At just four years after the Newtown massacre, horror and devastation remains distinctly palatable in the lives of the families and friends of the victims. In the wake of such events, this post still rings true:

Friday was an indescribably horrific day in the life of Newtown, CT. Death comes to all of us, but the incredible violence and evil intent displayed by such an event rightfully leaves us at a loss for words, and there is something particularly unspeakable about the senseless brutalizing of children. Aurora was horrifying, but something about violence towards children churns our stomachs in a visceral way that leaves us all the more furious and heartbroken. These were kindergarteners, no less; children in their first year of school who were approaching their first Christmas break. For those families, I can’t help but think that Christmas can never again be a time of joy and giving, but must now always be a solemn remembrance ceremony of what was lost. How could they ever recover? It’s truly devastating, and to not spend some time reflecting on the deep, deep loss of those families, that community, or even our nation would be callous, at best.
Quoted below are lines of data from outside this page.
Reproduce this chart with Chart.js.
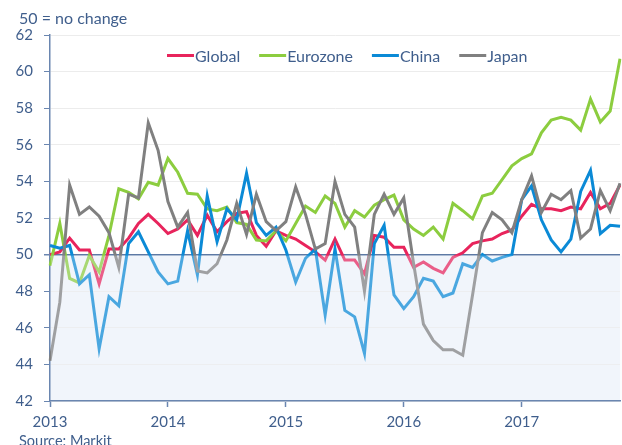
<!DOCTYPE html>
<html><head><meta charset="utf-8">
<script src="https://cdn.jsdelivr.net/npm/chart.js@4.4.1/dist/chart.umd.min.js"></script>
<style>html,body{margin:0;padding:0;background:#fff;overflow:hidden}#wrap{width:622px;height:445px;position:relative}</style>
</head><body><div id="wrap"><canvas id="c" width="622" height="445"></canvas></div>
<script>
const months = [
 '2013-01','2013-02','2013-03','2013-04','2013-05','2013-06','2013-07','2013-08','2013-09','2013-10','2013-11','2013-12',
 '2014-01','2014-02','2014-03','2014-04','2014-05','2014-06','2014-07','2014-08','2014-09','2014-10','2014-11','2014-12',
 '2015-01','2015-02','2015-03','2015-04','2015-05','2015-06','2015-07','2015-08','2015-09','2015-10','2015-11','2015-12',
 '2016-01','2016-02','2016-03','2016-04','2016-05','2016-06','2016-07','2016-08','2016-09','2016-10','2016-11','2016-12',
 '2017-01','2017-02','2017-03','2017-04','2017-05','2017-06','2017-07','2017-08','2017-09','2017-10','2017-11'];
const seriesNames = ['Global','Eurozone','China','Japan'];
const globalPMI = [50.0,50.15,50.9,50.25,50.25,48.4,50.3,50.3,50.9,51.7,52.2,51.7,
 51.15,51.4,51.9,51.05,52.15,51.25,51.8,52.25,52.35,51.05,50.45,51.3,
 51.05,50.85,50.5,50.15,49.7,50.85,49.7,49.7,48.95,51.05,50.95,50.4,
 50.4,49.3,49.6,49.25,49.0,49.85,50.1,50.6,50.75,50.85,51.15,51.35,
 52.1,52.75,52.5,52.5,52.4,52.6,52.5,53.4,52.5,52.8,53.8];
const eurozonePMI = [49.4,51.7,48.7,48.45,49.95,49.05,51.05,53.6,53.4,53.05,53.95,53.8,
 55.25,54.5,53.35,53.3,52.5,52.4,52.6,51.75,51.65,50.8,50.75,51.3,
 50.75,51.7,52.65,52.3,53.2,52.8,51.5,52.4,52.05,52.7,53.0,53.25,
 51.9,51.4,51.05,51.5,50.85,52.8,52.4,51.95,53.2,53.35,54.1,54.85,
 55.25,55.5,56.65,57.35,57.5,57.35,56.8,58.5,57.25,57.85,60.7];
const chinaPMI = [50.5,50.35,50.5,48.4,48.9,44.85,47.7,47.2,50.6,51.25,50.15,49.05,
 48.4,48.55,51.3,48.9,53.2,50.7,52.5,51.9,54.45,51.75,51.05,51.5,
 50.25,48.5,49.8,50.3,46.7,50.3,46.95,46.6,44.6,50.6,51.6,47.8,
 47.05,47.7,48.7,48.55,47.7,47.9,49.5,49.3,50.0,49.65,49.85,50.0,
 53.0,53.75,51.9,50.8,50.15,50.85,53.45,54.6,51.15,51.6,51.55];
const japanPMI = [44.2,47.4,53.8,52.2,52.6,52.1,51.2,49.3,53.3,53.1,57.2,55.7,
 52.9,51.5,52.3,49.1,49.0,49.5,50.8,52.8,51.1,53.3,51.8,51.3,
 51.8,53.7,52.2,50.3,50.6,54.0,52.2,51.5,48.0,52.2,53.3,52.2,
 53.1,49.5,46.2,45.3,44.8,44.8,44.5,47.8,51.2,52.3,51.9,51.2,
 53.0,54.3,52.3,53.3,53.0,53.5,50.9,51.4,53.5,52.4,53.9];
const yMin = 42, yMax = 62, yStep = 2, noChange = 50;
const titleText = '50 = no change';
const sourceText = 'Source: Markit';

const FONT = 'Lato, "Open Sans", sans-serif';
const TXT = '#3f5e8c';
const AXIS = '#6a86b0';
const colors = ['#e8245c','#8ccd3f','#0b8ad6','#808080'];
const values = [globalPMI, eurozonePMI, chinaPMI, japanPMI];

const decor = {
  id: 'decor',
  beforeDraw(chart) {
    const {ctx, chartArea: a, scales: {y}} = chart;
    const y50 = y.getPixelForValue(noChange);
    ctx.save();
    ctx.fillStyle = '#f1f5fb';
    ctx.fillRect(a.left, y50, a.right - a.left, a.bottom - y50);
    ctx.restore();
  },
  afterDatasetsDraw(chart) {
    const {ctx, chartArea: a, scales: {y}} = chart;
    const y50 = y.getPixelForValue(noChange);
    ctx.save();
    ctx.fillStyle = 'rgba(241,245,251,0.28)';
    ctx.fillRect(a.left + 1, y50 + 1, a.right - a.left + 3, a.bottom - y50 - 2);
    ctx.restore();
  },
  afterDraw(chart) {
    const {ctx} = chart;
    ctx.save();
    ctx.fillStyle = TXT;
    ctx.textBaseline = 'alphabetic';
    ctx.font = '16px ' + FONT;
    ctx.fillText(titleText, 19, 24);
    ctx.font = '14.5px ' + FONT;
    ctx.fillText(sourceText, 19, 446);
    // legend
    ctx.font = '16px ' + FONT;
    let x = 167;
    chart.data.datasets.forEach(ds => {
      ctx.strokeStyle = ds.borderColor;
      ctx.lineWidth = 3;
      ctx.beginPath();
      ctx.moveTo(x, 55.5);
      ctx.lineTo(x + 27, 55.5);
      ctx.stroke();
      ctx.fillStyle = TXT;
      ctx.fillText(ds.label, x + 28, 62);
      x += 28 + ctx.measureText(ds.label).width + 19;
    });
    ctx.restore();
  }
};

new Chart(document.getElementById('c'), {
  type: 'line',
  data: {
    labels: months,
    datasets: seriesNames.map((n, i) => ({
      label: n, data: values[i], borderColor: colors[i], backgroundColor: colors[i],
      borderWidth: 3, pointRadius: 0, tension: 0, fill: false, order: 3 - i
    }))
  },
  options: {
    responsive: false, animation: false, devicePixelRatio: 1,
    layout: {padding: {top: 35, right: 2, left: 0, bottom: 0}},
    plugins: {legend: {display: false}, tooltip: {enabled: false}, title: {display: false}},
    scales: {
      x: {
        type: 'category', offset: false,
        grid: {drawOnChartArea: false, drawTicks: true, tickLength: 6, tickColor: AXIS, tickWidth: 1.5},
        border: {color: AXIS, width: 1.5},
        ticks: {autoSkip: false, maxRotation: 0, minRotation: 0, color: TXT, font: {family: FONT, size: 15}, padding: 6,
          callback: function(v, i) { const m = months[i]; return m.endsWith('-01') ? m.slice(0, 4) : null; }},
        afterFit(s) { s.height = 44; }
      },
      y: {
        min: yMin, max: yMax,
        grid: {color: c => c.tick && c.tick.value === noChange ? '#5d79a4' : '#ececec',
               lineWidth: c => c.tick && c.tick.value === noChange ? 1.5 : 1,
               tickColor: AXIS, tickLength: 6, drawTicks: true},
        border: {color: AXIS, width: 1.5},
        ticks: {stepSize: yStep, color: TXT, font: {family: FONT, size: 15}, padding: 11},
        afterFit(s) { s.width = 50; }
      }
    }
  },
  plugins: [decor]
});
</script></body></html>
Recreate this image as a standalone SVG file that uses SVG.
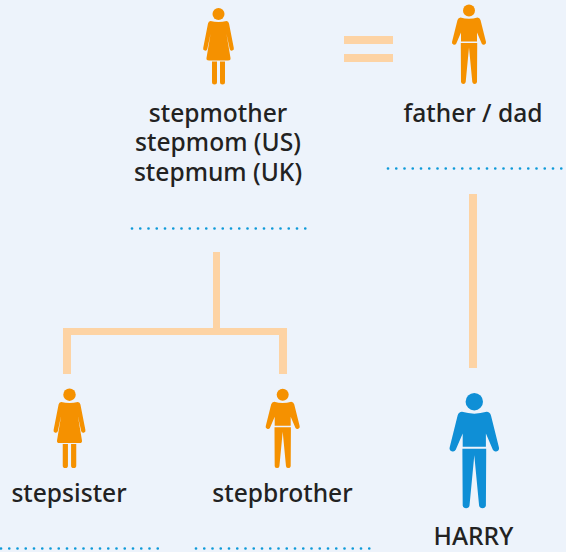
<svg xmlns="http://www.w3.org/2000/svg" width="566" height="552" viewBox="0 0 566 552">
<style>
.t{font-family:"Noto Sans","Open Sans",sans-serif;font-size:24.6px;font-weight:500;fill:#222;text-anchor:middle}
.bar{fill:#fdd3a4}
.dot{fill:none;stroke:#0f9ad9;stroke-width:2.7;stroke-linecap:round;stroke-dasharray:0.01 8.24}
.o{fill:#f59100}
.b{fill:#0f8fd6}
</style>
<defs>
<g id="man">
<circle cx="0" cy="0" r="6"/>
<path d="M-8.5,7 Q0,9.5 8.500,7 Q10.700,7 11.500,9.500 L17,31.500 A2.300,2.300 0 0 1 12.800,33.200 L8,22 L8,31 L-8,31 L-8,22 L-12.800,33.200 A2.300,2.300 0 0 1 -17,31.500 L-11.500,9.500 Q-10.700,7 -8.500,7Z"/>
<path d="M-8.200,32.500 L8.200,32.500 L8.200,37 L8,71.500 A2.400,2.400 0 0 1 3.300,71.500 L0,37 L-3.300,71.500 A2.400,2.400 0 0 1 -8,71.500 L-8.200,37Z"/>
</g>
<g id="woman">
<circle cx="0" cy="0" r="6"/>
<path d="M-8,7 Q0,9 8,7 Q10,7 10.500,9.500 L15.300,34 A2.100,2.100 0 0 1 11.200,35 L8,20 L12,44 Q12.400,46.500 9.500,46.500 L-9.500,46.500 Q-12.400,46.500 -12,44 L-8,20 L-11.200,35 A2.100,2.100 0 0 1 -15.300,34 L-10.500,9.500 Q-10,7 -8,7Z"/>
<path d="M-6.500,47.500 L-1.500,47.500 L-1.500,68 A2.500,2.500 0 0 1 -6.500,68Z M1.500,47.500 L6.500,47.500 L6.500,68 A2.500,2.500 0 0 1 1.500,68Z"/>
</g>
</defs>
<rect width="566" height="552" fill="#edf3fb"/>
<g id="connectors">
<rect class="bar" x="344" y="36" width="49" height="8"/>
<rect class="bar" x="344" y="54" width="49" height="8"/>
<rect class="bar" x="469" y="194" width="8" height="174"/>
<rect class="bar" x="213" y="252" width="7" height="78"/>
<path class="bar" d="M63,328H287V374H279V335H71V374H63Z"/>
</g>
<g id="dots">
<path class="dot" d="M132,228.500H307"/>
<path class="dot" d="M388,168.500H563"/>
<path class="dot" d="M1,548.500H158"/>
<path class="dot" d="M196,548.500H371"/>
</g>
<g id="stepmother">
<use href="#woman" class="o" transform="translate(218.500,14)"/>
<text class="t" x="218" y="122">stepmother</text>
<text class="t" x="218" y="151">stepmom (US)</text>
<text class="t" x="218" y="181">stepmum (UK)</text>
</g>
<g id="father">
<use href="#man" class="o" transform="translate(469,10.500)"/>
<text class="t" x="473" y="122">father / dad</text>
</g>
<g id="stepsister">
<use href="#woman" class="o" transform="translate(69.500,394.700) scale(1.04)"/>
<text class="t" x="69" y="502">stepsister</text>
</g>
<g id="stepbrother">
<use href="#man" class="o" transform="translate(282.700,394.700)"/>
<text class="t" x="282.500" y="502">stepbrother</text>
</g>
<g id="harry">
<use href="#man" class="b" transform="translate(474.300,401.700) scale(1.45)"/>
<text class="t" x="473.500" y="545">HARRY</text>
</g>
</svg>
A few days after the shooting, however – as the dust begins to settle – it is worth considering the causes of such events. This is not the first time we’ve seen this kind of crisis in recent months, of course, and the reaction from commentators has been predictable, if disappointing. Political opportunists spent Friday afternoon furiously tweeting in an effort to exploit the developing tragedy for their own personal agendas (the word “uncouth” comes to mind), and “gun control” is on everyone’s lips. This response is certainly not unjustified (it’s a discussion worth having), but the view of many that loose gun control somehow “explains” Sandy Hook is both simplistic and naïve. The problem is much deeper and more intractable.

If we strip away the posturing, the politicking, and all of the surrounding noise, we begin to realize that the core problem isn’t radical politics; it isn’t a lack of after-school programs; it isn’t even our gun policies – it’s us. William Golding once observed that “the problems of human society are the problems of human nature,” and while that is an incredibly terrible and daunting truth with which to come to grips, it is only through that realization that we can begin crafting real solutions to the very real problem. There are no easy answers here, and we should resist the temptation to begin thinking otherwise. The gun control debate may justifiably rage on, but such environmental constraints only scratch the surface of a long-term solution.

And that’s why we celebrate Christmas – and why I hope and pray that every single parent, sibling, and friend affected by Friday’s horrible events turns to Christmas for solace and comfort. We think of Christmas as a very joyful time for celebrating family and friends, which is why the families of Sandy Hook Elementary School may find it difficult to ever celebrate Christmas again – their families will never be complete. For the rest of us, we should absolutely count our blessings and keep our families close, but if we stop there, we’ve missed the point. Real Christmas is about something much deeper, and it’s intimately tied up with events like the Newtown shooting. Christmas brings with it the hope of salvation from the brokenness and misery of a fallen world – salvation from Sandy Hook Elementary and all the events like it.

Christmas doesn’t paper over our intractable condition; it speaks to us where we are. Just consider the story of Jesus’ birth in Matthew 2, which recounts Herod’s insidious murder of the children of Bethlehem. We often leave that part out of our Christmas story, but Jesus was no stranger to mass murder and incredible suffering, even as a baby. To those mothers who lost their children that Christmas, much like the parents of Newtown, it must have seemed as if the world had crumbled and could never be made right.

Yet in the Christmas story, we see the hope of a life where all wrongs can be righted and shattered families can, one day, be made whole. Jesus faced and conquered his own death and suffering, and through that, he offers to conquer all death and suffering. We must often feel the pain of living in a broken world, as Newtown so vividly reminds us; but Christmas remains a time of joy even in the face of brutality and death because it ushers in the promise of resurrection and redemption. It’s the grandest claim of the Christian faith and without it, Newtown can never be more than an unfortunate statistic.

That’s why those families who lost children and family members last Friday need Christmas now more than ever before. That’s why we need Christmas now more than ever before, because only through that Child can we ever hope to find peace in this violent wasteland.